Kaitlyn Parkins, 26, and Shawn Rice, 30, are graduate students in NYC. They met on an online dating service three months ago and have been together ever since. The dating service’s statistical tool analyzed each of their 50 responses, along with other hopefuls who completed questions in a number of categories ranging from the personal to the professional. Then, the two of them learned that an algorithm had matched them; they did the rest.

One of the service's questions, which they both chose to answer?

Do you think men should open a door for women?

Check the one that best describes your opinion:

1) Yes; chivalry is important.

2) No, it's sexist.

3) It's nice, but not necessary.

Kaitlyn and Shawn both checked the “It’s nice … but” option. Does a question about manners count? In this case, yes.

Discussing the question in more detail, Kaitlyn said, “I would be irritated if a man didn’t open the door for me, not because he’s a man but because people should do it as a courtesy. Whoever is there first.” Shawn said, “I am from the South, so I enjoy the chivalry but I also consider myself a feminist. Men and women should open doors for each other. It’s a courtesy.”  

The “should or should not” of a man’s opening a door for a woman has its antecedents in a code of ethical, social and moral conduct. The custom originated in medieval Europe’s upper class when the roles men and women played were well-defined and circumscribed, as were the roles of their servants and other social classes.However, the centuries, habits, customs and mores of these Western cultures have not been static. They are often revisited, modified, or eliminated to accommodate the changing times.

For example, many of the conflicts of manners and style cause major disruptions between the aristocrats and their servants in PBS’s show Downton Abbey, set in Britain in the 1920s, where the possibility of changing your inherited social status by moving up or down the class ladder is regarded with disdain and mistrust.

Emily Post, the doyenne of manners and etiquette in the United States, published Etiquette for all social classes in 1922. The best-selling book is now in its 18th edition.

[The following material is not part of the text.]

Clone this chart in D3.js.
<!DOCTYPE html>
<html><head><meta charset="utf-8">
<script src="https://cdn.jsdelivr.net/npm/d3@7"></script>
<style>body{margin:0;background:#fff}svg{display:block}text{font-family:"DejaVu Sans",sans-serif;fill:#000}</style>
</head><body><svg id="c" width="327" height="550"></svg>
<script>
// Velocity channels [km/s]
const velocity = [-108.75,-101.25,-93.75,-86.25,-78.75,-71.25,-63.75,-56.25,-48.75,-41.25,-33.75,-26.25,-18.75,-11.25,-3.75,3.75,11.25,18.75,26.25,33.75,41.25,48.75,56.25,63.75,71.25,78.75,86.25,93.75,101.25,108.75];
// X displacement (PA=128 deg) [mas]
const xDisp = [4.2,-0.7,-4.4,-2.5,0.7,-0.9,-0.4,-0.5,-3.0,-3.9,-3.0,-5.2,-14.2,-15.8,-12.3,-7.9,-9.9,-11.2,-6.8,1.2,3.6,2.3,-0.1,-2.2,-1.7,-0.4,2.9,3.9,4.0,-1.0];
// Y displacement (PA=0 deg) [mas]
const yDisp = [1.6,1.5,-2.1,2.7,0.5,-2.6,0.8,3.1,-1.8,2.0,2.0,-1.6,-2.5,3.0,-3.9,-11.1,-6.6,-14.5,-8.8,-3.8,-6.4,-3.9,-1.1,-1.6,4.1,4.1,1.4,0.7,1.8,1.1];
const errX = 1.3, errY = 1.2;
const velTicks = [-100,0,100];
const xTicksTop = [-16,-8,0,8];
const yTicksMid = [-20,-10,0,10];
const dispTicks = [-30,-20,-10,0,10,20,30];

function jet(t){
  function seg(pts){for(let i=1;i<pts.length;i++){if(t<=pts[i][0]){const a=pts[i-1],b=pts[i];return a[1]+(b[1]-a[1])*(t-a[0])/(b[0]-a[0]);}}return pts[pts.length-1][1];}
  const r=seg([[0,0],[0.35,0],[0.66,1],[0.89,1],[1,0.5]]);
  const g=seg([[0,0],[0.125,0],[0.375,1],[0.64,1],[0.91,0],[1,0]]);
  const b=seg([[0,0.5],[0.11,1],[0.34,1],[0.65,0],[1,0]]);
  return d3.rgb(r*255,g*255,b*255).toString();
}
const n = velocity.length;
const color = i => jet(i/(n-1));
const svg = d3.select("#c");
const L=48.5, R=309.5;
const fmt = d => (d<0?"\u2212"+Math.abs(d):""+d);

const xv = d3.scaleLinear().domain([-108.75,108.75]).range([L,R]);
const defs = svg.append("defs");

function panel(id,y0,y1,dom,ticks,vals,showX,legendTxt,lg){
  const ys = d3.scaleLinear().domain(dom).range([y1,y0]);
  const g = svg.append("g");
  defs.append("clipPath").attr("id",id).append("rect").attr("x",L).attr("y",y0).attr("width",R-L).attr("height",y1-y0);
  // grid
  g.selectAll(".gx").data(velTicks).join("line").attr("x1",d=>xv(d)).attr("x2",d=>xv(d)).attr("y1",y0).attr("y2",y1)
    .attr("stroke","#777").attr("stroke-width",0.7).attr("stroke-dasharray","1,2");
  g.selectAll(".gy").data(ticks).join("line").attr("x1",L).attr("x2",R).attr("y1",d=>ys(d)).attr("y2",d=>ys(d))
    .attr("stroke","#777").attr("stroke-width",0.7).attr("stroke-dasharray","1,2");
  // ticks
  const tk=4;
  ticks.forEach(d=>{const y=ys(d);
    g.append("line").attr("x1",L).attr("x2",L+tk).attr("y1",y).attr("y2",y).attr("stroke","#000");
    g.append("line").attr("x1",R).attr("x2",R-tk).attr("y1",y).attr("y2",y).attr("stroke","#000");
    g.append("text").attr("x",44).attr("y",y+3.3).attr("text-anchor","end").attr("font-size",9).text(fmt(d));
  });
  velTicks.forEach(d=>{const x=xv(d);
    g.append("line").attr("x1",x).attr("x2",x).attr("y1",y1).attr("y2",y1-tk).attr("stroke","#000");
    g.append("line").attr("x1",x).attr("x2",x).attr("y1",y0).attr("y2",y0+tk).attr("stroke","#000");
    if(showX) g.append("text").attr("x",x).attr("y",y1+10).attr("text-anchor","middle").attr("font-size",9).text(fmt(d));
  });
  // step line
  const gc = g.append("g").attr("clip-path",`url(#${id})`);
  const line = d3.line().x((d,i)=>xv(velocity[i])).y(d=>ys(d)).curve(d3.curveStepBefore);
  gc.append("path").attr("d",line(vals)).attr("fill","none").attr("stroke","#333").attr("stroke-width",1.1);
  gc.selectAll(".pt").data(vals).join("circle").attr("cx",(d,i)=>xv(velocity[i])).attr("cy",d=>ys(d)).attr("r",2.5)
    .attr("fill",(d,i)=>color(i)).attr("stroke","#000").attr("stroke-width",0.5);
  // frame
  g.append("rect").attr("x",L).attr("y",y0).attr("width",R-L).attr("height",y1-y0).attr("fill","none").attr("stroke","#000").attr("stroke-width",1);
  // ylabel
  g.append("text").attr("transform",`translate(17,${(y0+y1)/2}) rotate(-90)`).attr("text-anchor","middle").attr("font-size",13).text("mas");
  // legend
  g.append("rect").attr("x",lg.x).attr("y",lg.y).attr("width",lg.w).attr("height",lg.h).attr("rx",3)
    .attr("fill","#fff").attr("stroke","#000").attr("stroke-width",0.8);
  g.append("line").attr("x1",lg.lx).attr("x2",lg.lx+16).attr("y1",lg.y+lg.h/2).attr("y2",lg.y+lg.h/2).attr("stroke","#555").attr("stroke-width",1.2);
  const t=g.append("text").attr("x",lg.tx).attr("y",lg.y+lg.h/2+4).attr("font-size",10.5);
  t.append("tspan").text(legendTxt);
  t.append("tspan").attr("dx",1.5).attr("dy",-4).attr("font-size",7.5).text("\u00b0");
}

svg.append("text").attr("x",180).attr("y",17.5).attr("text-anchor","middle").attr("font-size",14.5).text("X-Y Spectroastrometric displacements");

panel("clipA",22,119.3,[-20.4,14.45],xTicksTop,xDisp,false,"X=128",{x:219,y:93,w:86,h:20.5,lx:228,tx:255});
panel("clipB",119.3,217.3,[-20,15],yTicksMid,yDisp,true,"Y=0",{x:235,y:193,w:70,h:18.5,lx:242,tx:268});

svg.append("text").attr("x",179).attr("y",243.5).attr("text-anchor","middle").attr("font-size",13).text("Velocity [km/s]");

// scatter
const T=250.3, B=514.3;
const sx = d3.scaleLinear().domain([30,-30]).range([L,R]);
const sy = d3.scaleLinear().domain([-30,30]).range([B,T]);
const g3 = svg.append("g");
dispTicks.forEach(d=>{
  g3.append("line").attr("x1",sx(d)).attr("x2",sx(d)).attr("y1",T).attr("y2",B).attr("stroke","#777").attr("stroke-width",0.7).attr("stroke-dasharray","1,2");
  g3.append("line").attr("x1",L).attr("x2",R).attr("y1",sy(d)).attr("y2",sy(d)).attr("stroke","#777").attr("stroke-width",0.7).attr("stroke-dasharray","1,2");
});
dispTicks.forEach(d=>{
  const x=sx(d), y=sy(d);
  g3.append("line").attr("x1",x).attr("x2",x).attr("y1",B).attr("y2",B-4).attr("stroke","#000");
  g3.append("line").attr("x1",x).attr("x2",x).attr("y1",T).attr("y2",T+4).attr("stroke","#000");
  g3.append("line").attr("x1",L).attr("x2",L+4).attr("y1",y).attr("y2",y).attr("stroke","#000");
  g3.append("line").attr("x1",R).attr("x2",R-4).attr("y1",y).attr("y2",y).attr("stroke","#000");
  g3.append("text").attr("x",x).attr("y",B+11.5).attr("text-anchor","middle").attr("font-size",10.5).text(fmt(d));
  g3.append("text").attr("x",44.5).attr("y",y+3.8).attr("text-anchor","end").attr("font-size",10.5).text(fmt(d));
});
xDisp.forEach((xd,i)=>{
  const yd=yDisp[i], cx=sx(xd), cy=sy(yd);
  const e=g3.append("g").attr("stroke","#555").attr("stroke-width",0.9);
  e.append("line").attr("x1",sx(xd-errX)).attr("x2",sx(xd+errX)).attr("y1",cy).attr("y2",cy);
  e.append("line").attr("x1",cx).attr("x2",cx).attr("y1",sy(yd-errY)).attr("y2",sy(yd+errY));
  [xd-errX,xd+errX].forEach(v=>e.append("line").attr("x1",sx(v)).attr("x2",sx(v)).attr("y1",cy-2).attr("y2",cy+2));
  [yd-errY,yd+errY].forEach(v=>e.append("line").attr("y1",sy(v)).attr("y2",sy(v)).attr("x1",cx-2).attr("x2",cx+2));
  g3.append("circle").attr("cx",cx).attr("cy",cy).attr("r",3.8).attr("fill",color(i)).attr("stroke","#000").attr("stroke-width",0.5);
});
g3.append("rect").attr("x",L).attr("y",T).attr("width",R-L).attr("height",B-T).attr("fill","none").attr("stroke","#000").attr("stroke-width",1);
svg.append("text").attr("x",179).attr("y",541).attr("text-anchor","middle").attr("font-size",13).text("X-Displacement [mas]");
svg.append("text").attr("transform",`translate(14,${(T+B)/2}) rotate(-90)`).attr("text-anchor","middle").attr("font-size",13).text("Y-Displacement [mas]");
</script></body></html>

Peter Post, Emily's great-grandson, writes the "Etiquette at Work" column for the Sunday edition of the Boston Globe. He is the author of the New York Times best-selling book Essential Manners For Men, published in 2008 and in 2012.

Within these guides are the haphazard proclivities of different generations and individual notions. For example, standing in line to get tickets to a concert at Carnegie Hall last week, a man in his late 50s offered to let my partner and me in front of him. Without prompting, he said, “Women first.” We said it wasn’t necessary. Smiling, he said, “Can’t help it.  It’s a generational thing.” I asked, “Would you allow a woman to open the door for you?” His response, said with conviction, was “Never.”

My second cousin, Joel was married to the same woman for more than 50 years but became a widower about two years ago. He lives in Palm Beach Gardens, Florida — where women outnumber men probably five to one — and is an incredibly fit, attractive, smart and successful man in his early 80s. If a woman doesn’t allow him to open the door for her, he knows she’s not for him! Could a woman open a door for him?

“Only if I were carrying heavy bags in both arms. Then I might," he added.

Regardless of age, social status or century, our interactions with others will always be governed by manners. While one may think that technology and social media have changed the way we behave or tell us right from wrong, take a look at The Official Book of Electronic Etiquette, which describes “netiquette.”

It appears that holding doors for one another today is good manners regardless of gender. But if someone opens a door for you, always smile and say, “Thank you!”